DATASET SECTION:
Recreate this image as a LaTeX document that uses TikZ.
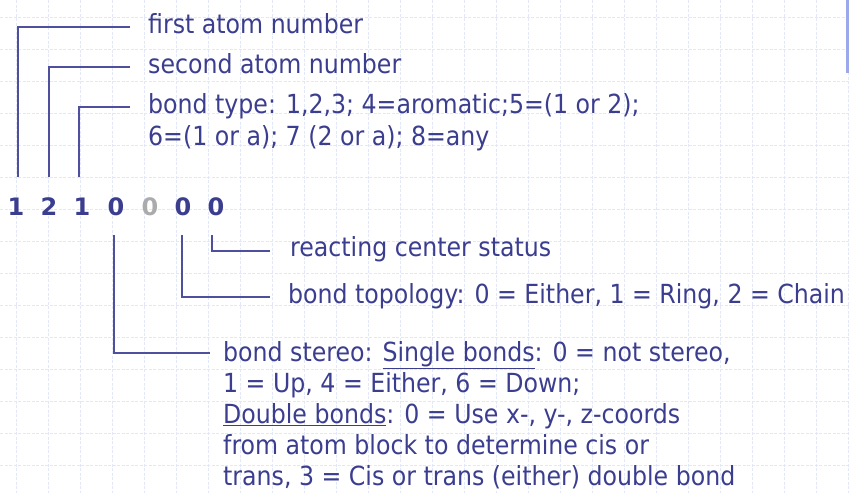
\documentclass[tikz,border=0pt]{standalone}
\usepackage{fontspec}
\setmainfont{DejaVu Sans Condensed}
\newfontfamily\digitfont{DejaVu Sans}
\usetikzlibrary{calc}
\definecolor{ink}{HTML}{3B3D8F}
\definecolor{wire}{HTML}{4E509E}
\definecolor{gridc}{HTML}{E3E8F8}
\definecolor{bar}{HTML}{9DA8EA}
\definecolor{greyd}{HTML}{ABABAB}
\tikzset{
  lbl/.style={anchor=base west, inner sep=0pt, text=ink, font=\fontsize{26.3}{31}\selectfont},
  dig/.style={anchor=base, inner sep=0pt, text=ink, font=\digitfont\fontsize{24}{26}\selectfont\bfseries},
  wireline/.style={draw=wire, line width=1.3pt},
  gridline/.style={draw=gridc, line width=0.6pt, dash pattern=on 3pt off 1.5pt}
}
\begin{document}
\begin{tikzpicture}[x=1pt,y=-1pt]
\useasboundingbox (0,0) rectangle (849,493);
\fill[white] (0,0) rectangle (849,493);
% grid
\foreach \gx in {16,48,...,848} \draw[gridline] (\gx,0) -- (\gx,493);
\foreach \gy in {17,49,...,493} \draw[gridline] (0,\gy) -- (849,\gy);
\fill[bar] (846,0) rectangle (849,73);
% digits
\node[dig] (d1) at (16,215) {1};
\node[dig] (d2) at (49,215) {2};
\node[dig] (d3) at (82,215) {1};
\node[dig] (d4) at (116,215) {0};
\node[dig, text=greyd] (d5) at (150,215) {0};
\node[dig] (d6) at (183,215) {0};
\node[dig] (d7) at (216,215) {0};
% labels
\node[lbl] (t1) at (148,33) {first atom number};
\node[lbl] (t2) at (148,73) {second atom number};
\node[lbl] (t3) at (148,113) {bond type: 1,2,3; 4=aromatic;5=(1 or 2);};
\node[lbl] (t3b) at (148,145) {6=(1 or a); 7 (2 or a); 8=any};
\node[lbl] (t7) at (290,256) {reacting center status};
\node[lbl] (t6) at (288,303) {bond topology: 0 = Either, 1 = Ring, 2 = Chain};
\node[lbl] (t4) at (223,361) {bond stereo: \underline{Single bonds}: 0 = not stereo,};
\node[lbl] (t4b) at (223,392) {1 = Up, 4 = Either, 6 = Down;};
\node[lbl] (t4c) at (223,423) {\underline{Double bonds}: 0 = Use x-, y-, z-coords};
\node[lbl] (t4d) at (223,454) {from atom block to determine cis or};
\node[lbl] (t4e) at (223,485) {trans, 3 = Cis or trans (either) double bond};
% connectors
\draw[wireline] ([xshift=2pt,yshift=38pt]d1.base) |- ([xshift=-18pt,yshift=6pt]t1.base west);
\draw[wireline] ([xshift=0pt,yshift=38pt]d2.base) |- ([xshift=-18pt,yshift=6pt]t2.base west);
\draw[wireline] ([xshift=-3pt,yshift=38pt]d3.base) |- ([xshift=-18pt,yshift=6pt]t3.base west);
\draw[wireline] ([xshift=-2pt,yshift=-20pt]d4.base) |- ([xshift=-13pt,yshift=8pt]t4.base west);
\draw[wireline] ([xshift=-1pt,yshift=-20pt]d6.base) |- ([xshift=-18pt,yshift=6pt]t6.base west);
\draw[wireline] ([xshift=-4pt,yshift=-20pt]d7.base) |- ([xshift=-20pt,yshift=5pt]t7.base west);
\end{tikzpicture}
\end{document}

EXERCISE DESCRIPTION:
In your copy of the listing above, reproduce each line exactly and omit all pictures.

COMPLETED TASK:
Recreate this image as a LaTeX document that uses TikZ.
\documentclass[tikz,border=0pt]{standalone}
\usepackage{fontspec}
\setmainfont{DejaVu Sans Condensed}
\newfontfamily\digitfont{DejaVu Sans}
\usetikzlibrary{calc}
\definecolor{ink}{HTML}{3B3D8F}
\definecolor{wire}{HTML}{4E509E}
\definecolor{gridc}{HTML}{E3E8F8}
\definecolor{bar}{HTML}{9DA8EA}
\definecolor{greyd}{HTML}{ABABAB}
\tikzset{
  lbl/.style={anchor=base west, inner sep=0pt, text=ink, font=\fontsize{26.3}{31}\selectfont},
  dig/.style={anchor=base, inner sep=0pt, text=ink, font=\digitfont\fontsize{24}{26}\selectfont\bfseries},
  wireline/.style={draw=wire, line width=1.3pt},
  gridline/.style={draw=gridc, line width=0.6pt, dash pattern=on 3pt off 1.5pt}
}
\begin{document}
\begin{tikzpicture}[x=1pt,y=-1pt]
\useasboundingbox (0,0) rectangle (849,493);
\fill[white] (0,0) rectangle (849,493);
% grid
\foreach \gx in {16,48,...,848} \draw[gridline] (\gx,0) -- (\gx,493);
\foreach \gy in {17,49,...,493} \draw[gridline] (0,\gy) -- (849,\gy);
\fill[bar] (846,0) rectangle (849,73);
% digits
\node[dig] (d1) at (16,215) {1};
\node[dig] (d2) at (49,215) {2};
\node[dig] (d3) at (82,215) {1};
\node[dig] (d4) at (116,215) {0};
\node[dig, text=greyd] (d5) at (150,215) {0};
\node[dig] (d6) at (183,215) {0};
\node[dig] (d7) at (216,215) {0};
% labels
\node[lbl] (t1) at (148,33) {first atom number};
\node[lbl] (t2) at (148,73) {second atom number};
\node[lbl] (t3) at (148,113) {bond type: 1,2,3; 4=aromatic;5=(1 or 2);};
\node[lbl] (t3b) at (148,145) {6=(1 or a); 7 (2 or a); 8=any};
\node[lbl] (t7) at (290,256) {reacting center status};
\node[lbl] (t6) at (288,303) {bond topology: 0 = Either, 1 = Ring, 2 = Chain};
\node[lbl] (t4) at (223,361) {bond stereo: \underline{Single bonds}: 0 = not stereo,};
\node[lbl] (t4b) at (223,392) {1 = Up, 4 = Either, 6 = Down;};
\node[lbl] (t4c) at (223,423) {\underline{Double bonds}: 0 = Use x-, y-, z-coords};
\node[lbl] (t4d) at (223,454) {from atom block to determine cis or};
\node[lbl] (t4e) at (223,485) {trans, 3 = Cis or trans (either) double bond};
% connectors
\draw[wireline] ([xshift=2pt,yshift=38pt]d1.base) |- ([xshift=-18pt,yshift=6pt]t1.base west);
\draw[wireline] ([xshift=0pt,yshift=38pt]d2.base) |- ([xshift=-18pt,yshift=6pt]t2.base west);
\draw[wireline] ([xshift=-3pt,yshift=38pt]d3.base) |- ([xshift=-18pt,yshift=6pt]t3.base west);
\draw[wireline] ([xshift=-2pt,yshift=-20pt]d4.base) |- ([xshift=-13pt,yshift=8pt]t4.base west);
\draw[wireline] ([xshift=-1pt,yshift=-20pt]d6.base) |- ([xshift=-18pt,yshift=6pt]t6.base west);
\draw[wireline] ([xshift=-4pt,yshift=-20pt]d7.base) |- ([xshift=-20pt,yshift=5pt]t7.base west);
\end{tikzpicture}
\end{document}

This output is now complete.